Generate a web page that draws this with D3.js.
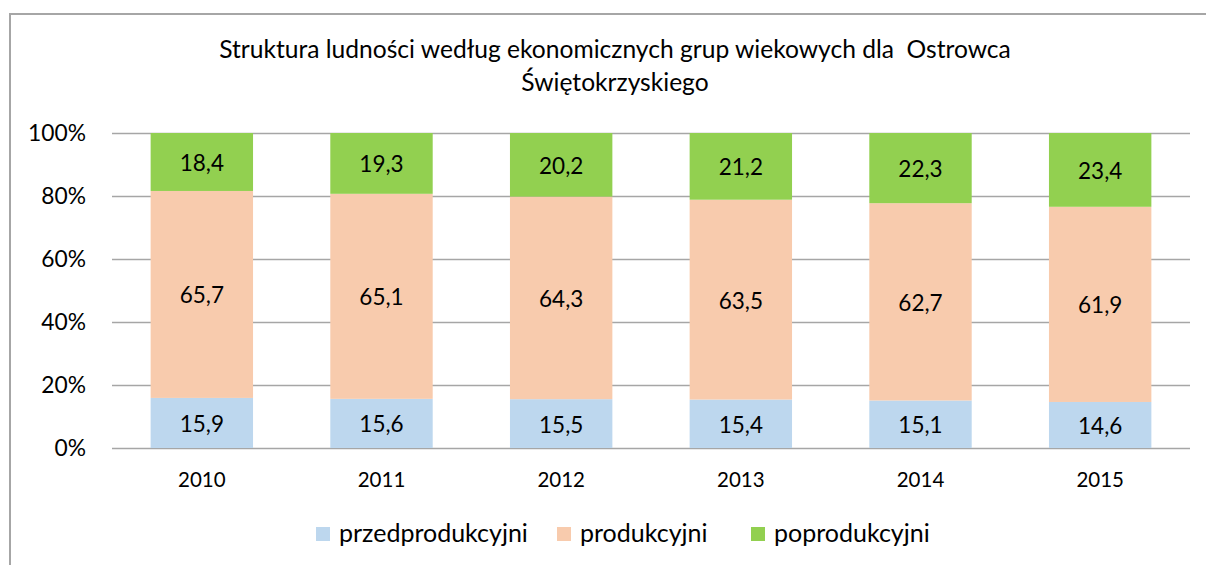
<!DOCTYPE html>
<html>
<head>
<meta charset="utf-8">
<script src="https://cdn.jsdelivr.net/npm/d3@7"></script>
<style>
  html, body { margin: 0; padding: 0; background: #fff; }
  svg { display: block; font-family: Lato, "Open Sans", sans-serif; }
</style>
</head>
<body>
<div id="chart"></div>
<script>
const years = ['2010', '2011', '2012', '2013', '2014', '2015'];
const seriesNames = ['przedprodukcyjni', 'produkcyjni', 'poprodukcyjni'];
const przedprodukcyjni = [15.9, 15.6, 15.5, 15.4, 15.1, 14.6];
const produkcyjni = [65.7, 65.1, 64.3, 63.5, 62.7, 61.9];
const poprodukcyjni = [18.4, 19.3, 20.2, 21.2, 22.3, 23.4];
const colors = ['#bdd7ee', '#f8cbad', '#92d050'];
const yTicks = [0, 0.2, 0.4, 0.6, 0.8, 1];

const width = 1206;
const height = 565;

const rows = years.map((y, i) => ({
  year: y,
  przedprodukcyjni: przedprodukcyjni[i],
  produkcyjni: produkcyjni[i],
  poprodukcyjni: poprodukcyjni[i],
}));

const svg = d3.select('#chart')
  .append('svg')
  .attr('width', width)
  .attr('height', height);

// outer frame (only left and top visible)
svg.append('path')
  .attr('d', `M10,${height} L10,14 L${width},14`)
  .attr('fill', 'none')
  .attr('stroke', '#a6a6a6')
  .attr('stroke-width', 2);

// title
const title = svg.append('text')
  .attr('text-anchor', 'middle')
  .attr('font-size', 24.6)
  .style('white-space', 'pre')
  .attr('fill', '#000');
title.append('tspan').attr('x', 615).attr('y', 58)
  .text('Struktura ludności według ekonomicznych grup wiekowych dla  Ostrowca');
title.append('tspan').attr('x', 615).attr('y', 91)
  .text('Świętokrzyskiego');

const plot = { left: 112, right: 1190, top: 133, bottom: 448 };

const x = d3.scaleBand()
  .domain(years)
  .range([plot.left, plot.right])
  .paddingInner(0.43)
  .paddingOuter(0.215);

const y = d3.scaleLinear()
  .domain([0, 1])
  .range([plot.bottom, plot.top]);

// gridlines
const grid = svg.append('g')
  .attr('transform', `translate(${plot.left},0)`)
  .call(d3.axisLeft(y).tickValues(yTicks).tickFormat('').tickSize(-(plot.right - plot.left)));
grid.select('.domain').remove();
grid.selectAll('line')
  .attr('stroke', '#a6a6a6')
  .attr('stroke-width', 1.5);

// y axis labels
const yAxis = svg.append('g')
  .attr('transform', `translate(${plot.left},0)`)
  .call(d3.axisLeft(y).tickValues(yTicks).tickFormat(d3.format('.0%')).tickSize(0).tickPadding(26));
yAxis.select('.domain').remove();
yAxis.selectAll('text')
  .attr('font-size', 22.8)
  .attr('font-family', 'Lato, sans-serif')
  .attr('fill', '#000');

// stacked bars
const stack = d3.stack()
  .keys(seriesNames)
  .offset(d3.stackOffsetExpand);
const layers = stack(rows);

const groups = svg.append('g')
  .selectAll('g')
  .data(layers)
  .join('g')
  .attr('fill', (d, i) => colors[i]);

groups.selectAll('rect')
  .data((d) => d)
  .join('rect')
  .attr('x', (d) => x(d.data.year))
  .attr('width', x.bandwidth())
  .attr('y', (d) => y(d[1]))
  .attr('height', (d) => y(d[0]) - y(d[1]));

// value labels
const fmt = (v) => String(v.toFixed(1)).replace('.', ',');
svg.append('g')
  .selectAll('g')
  .data(layers)
  .join('g')
  .selectAll('text')
  .data((layer) => layer.map((d) => ({ d, key: layer.key })))
  .join('text')
  .attr('x', (o) => x(o.d.data.year) + x.bandwidth() / 2)
  .attr('y', (o) => (y(o.d[0]) + y(o.d[1])) / 2)
  .attr('dy', '0.4em')
  .attr('text-anchor', 'middle')
  .attr('font-size', 22.5)
  .attr('fill', '#000')
  .text((o) => fmt(o.d.data[o.key]));

// x axis labels
const xAxis = svg.append('g')
  .attr('transform', `translate(0,${plot.bottom})`)
  .call(d3.axisBottom(x).tickSize(0));
xAxis.select('.domain').remove();
xAxis.selectAll('text')
  .attr('y', 39)
  .attr('dy', null)
  .attr('font-size', 20.5)
  .attr('font-family', 'Lato, sans-serif')
  .attr('fill', '#000');

// legend
const legendX = [316, 557, 751];
const legend = svg.append('g')
  .selectAll('g')
  .data(seriesNames)
  .join('g')
  .attr('transform', (d, i) => `translate(${legendX[i]},527)`);
legend.append('rect')
  .attr('width', 14)
  .attr('height', 14)
  .attr('fill', (d, i) => colors[i]);
legend.append('text')
  .attr('x', 23)
  .attr('y', 15)
  .attr('font-size', 25)
  .attr('fill', '#000')
  .text((d) => d);
</script>
</body>
</html>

(Goal)
Would you reproduce the lines above, from the very first through the line containing "133, bottom: 448", exactly and without the pictures?

(Complete output)
Generate a web page that draws this with D3.js.
<!DOCTYPE html>
<html>
<head>
<meta charset="utf-8">
<script src="https://cdn.jsdelivr.net/npm/d3@7"></script>
<style>
  html, body { margin: 0; padding: 0; background: #fff; }
  svg { display: block; font-family: Lato, "Open Sans", sans-serif; }
</style>
</head>
<body>
<div id="chart"></div>
<script>
const years = ['2010', '2011', '2012', '2013', '2014', '2015'];
const seriesNames = ['przedprodukcyjni', 'produkcyjni', 'poprodukcyjni'];
const przedprodukcyjni = [15.9, 15.6, 15.5, 15.4, 15.1, 14.6];
const produkcyjni = [65.7, 65.1, 64.3, 63.5, 62.7, 61.9];
const poprodukcyjni = [18.4, 19.3, 20.2, 21.2, 22.3, 23.4];
const colors = ['#bdd7ee', '#f8cbad', '#92d050'];
const yTicks = [0, 0.2, 0.4, 0.6, 0.8, 1];

const width = 1206;
const height = 565;

const rows = years.map((y, i) => ({
  year: y,
  przedprodukcyjni: przedprodukcyjni[i],
  produkcyjni: produkcyjni[i],
  poprodukcyjni: poprodukcyjni[i],
}));

const svg = d3.select('#chart')
  .append('svg')
  .attr('width', width)
  .attr('height', height);

// outer frame (only left and top visible)
svg.append('path')
  .attr('d', `M10,${height} L10,14 L${width},14`)
  .attr('fill', 'none')
  .attr('stroke', '#a6a6a6')
  .attr('stroke-width', 2);

// title
const title = svg.append('text')
  .attr('text-anchor', 'middle')
  .attr('font-size', 24.6)
  .style('white-space', 'pre')
  .attr('fill', '#000');
title.append('tspan').attr('x', 615).attr('y', 58)
  .text('Struktura ludności według ekonomicznych grup wiekowych dla  Ostrowca');
title.append('tspan').attr('x', 615).attr('y', 91)
  .text('Świętokrzyskiego');

const plot = { left: 112, right: 1190, top: 133, bottom: 448 };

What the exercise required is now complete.